◆ **WORK TO BE COMPLETED**: Tally the lines containing "matplotlib" and report the number alone.

◆ **GIVEN DATA**:
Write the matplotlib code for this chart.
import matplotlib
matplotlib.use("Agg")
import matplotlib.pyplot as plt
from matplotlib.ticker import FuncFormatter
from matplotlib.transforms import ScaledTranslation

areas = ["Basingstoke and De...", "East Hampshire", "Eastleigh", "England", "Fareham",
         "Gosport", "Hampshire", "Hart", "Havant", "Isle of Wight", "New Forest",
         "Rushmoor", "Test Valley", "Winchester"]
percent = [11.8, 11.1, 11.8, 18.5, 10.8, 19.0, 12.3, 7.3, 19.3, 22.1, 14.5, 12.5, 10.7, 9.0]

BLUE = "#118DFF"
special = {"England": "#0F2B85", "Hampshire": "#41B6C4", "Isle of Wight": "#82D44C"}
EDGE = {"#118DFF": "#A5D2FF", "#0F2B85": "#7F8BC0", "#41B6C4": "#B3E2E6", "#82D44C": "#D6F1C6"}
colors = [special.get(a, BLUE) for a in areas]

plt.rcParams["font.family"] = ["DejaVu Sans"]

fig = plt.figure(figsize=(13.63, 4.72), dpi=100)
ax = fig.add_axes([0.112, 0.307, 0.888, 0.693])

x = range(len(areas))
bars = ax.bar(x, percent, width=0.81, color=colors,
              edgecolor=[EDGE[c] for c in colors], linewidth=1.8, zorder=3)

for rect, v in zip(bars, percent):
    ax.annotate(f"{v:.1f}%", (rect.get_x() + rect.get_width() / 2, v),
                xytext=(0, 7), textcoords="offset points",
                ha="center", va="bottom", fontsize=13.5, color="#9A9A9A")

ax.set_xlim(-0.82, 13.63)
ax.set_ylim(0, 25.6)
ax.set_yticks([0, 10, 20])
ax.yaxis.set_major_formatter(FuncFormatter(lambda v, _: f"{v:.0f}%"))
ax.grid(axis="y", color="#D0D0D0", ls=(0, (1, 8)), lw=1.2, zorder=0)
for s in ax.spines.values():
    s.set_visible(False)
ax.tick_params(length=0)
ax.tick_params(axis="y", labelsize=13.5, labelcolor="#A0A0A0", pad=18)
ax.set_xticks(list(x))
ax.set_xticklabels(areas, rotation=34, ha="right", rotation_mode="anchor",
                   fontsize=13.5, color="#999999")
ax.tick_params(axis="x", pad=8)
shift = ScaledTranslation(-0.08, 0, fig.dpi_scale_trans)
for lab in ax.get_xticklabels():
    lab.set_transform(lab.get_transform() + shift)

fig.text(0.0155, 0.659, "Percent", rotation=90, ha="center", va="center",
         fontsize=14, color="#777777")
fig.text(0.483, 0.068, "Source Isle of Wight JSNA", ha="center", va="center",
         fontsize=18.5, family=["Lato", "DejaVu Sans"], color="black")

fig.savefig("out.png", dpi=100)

--

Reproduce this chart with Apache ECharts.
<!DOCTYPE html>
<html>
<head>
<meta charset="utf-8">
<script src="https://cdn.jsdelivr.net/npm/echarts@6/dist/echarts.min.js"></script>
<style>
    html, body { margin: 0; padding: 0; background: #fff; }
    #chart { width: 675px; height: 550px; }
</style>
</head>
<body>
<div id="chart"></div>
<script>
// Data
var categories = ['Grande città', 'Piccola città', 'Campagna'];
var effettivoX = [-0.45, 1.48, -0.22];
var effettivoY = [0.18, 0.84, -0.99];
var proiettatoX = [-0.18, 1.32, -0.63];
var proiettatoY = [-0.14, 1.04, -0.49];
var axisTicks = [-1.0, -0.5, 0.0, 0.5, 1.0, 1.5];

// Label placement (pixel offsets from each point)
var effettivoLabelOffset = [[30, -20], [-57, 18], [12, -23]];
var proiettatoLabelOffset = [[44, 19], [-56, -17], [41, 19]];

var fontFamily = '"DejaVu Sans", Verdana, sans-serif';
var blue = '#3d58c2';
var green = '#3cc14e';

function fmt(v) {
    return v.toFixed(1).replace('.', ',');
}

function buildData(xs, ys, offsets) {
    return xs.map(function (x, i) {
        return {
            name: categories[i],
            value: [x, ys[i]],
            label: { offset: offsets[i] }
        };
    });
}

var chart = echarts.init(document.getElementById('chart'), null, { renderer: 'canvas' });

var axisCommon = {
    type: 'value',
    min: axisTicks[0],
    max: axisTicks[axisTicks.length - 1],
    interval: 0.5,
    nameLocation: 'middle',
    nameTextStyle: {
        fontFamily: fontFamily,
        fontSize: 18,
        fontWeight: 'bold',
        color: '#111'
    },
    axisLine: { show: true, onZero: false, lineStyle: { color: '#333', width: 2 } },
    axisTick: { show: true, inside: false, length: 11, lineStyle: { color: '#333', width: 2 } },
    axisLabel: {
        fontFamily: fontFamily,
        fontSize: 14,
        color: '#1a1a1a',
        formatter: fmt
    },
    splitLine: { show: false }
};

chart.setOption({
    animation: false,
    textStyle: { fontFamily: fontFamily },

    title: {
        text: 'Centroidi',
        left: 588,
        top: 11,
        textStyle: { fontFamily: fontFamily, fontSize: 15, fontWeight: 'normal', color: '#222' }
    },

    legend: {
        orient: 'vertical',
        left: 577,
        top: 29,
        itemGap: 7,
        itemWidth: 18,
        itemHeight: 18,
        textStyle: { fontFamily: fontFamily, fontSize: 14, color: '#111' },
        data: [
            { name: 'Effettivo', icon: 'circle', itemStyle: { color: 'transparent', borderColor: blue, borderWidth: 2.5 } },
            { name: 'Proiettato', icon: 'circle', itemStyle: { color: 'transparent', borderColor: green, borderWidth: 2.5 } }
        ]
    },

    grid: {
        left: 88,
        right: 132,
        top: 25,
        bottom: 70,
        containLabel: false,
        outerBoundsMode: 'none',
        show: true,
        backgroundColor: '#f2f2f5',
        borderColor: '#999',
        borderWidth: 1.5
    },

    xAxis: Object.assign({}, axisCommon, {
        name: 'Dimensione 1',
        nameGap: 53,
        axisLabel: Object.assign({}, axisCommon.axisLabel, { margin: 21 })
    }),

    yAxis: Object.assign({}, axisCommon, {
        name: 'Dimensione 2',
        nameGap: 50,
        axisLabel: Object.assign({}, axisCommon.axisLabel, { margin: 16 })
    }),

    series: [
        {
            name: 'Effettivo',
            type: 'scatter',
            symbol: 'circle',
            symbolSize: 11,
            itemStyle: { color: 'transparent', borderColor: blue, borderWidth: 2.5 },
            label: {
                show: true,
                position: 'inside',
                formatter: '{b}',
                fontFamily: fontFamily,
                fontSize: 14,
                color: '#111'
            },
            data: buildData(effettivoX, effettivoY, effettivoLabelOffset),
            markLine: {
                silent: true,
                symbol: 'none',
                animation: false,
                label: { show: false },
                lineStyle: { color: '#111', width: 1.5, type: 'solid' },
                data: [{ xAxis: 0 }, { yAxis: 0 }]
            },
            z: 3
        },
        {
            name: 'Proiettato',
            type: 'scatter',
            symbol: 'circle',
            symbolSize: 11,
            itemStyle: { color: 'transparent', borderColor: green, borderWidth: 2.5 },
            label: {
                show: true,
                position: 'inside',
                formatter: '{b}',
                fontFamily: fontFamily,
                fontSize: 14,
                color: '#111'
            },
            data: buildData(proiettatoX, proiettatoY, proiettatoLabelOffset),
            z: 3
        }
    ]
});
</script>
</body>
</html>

...

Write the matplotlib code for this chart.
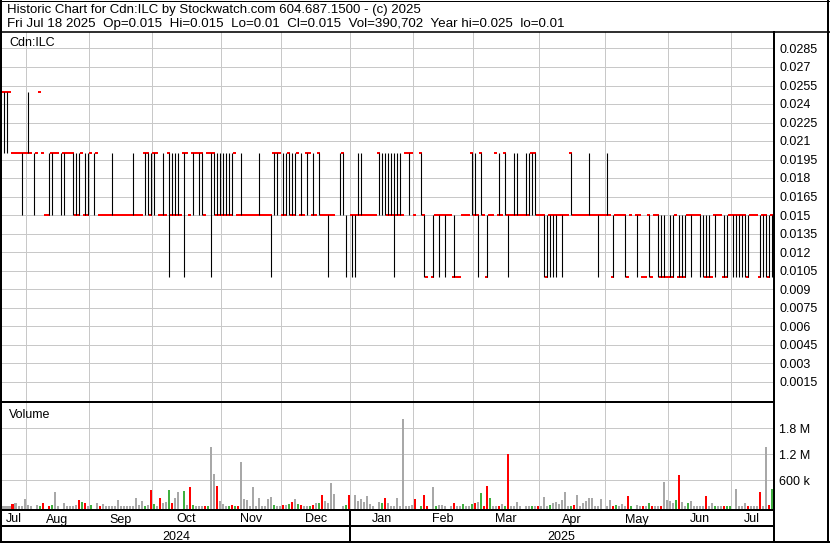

◆ **ANSWER**: 7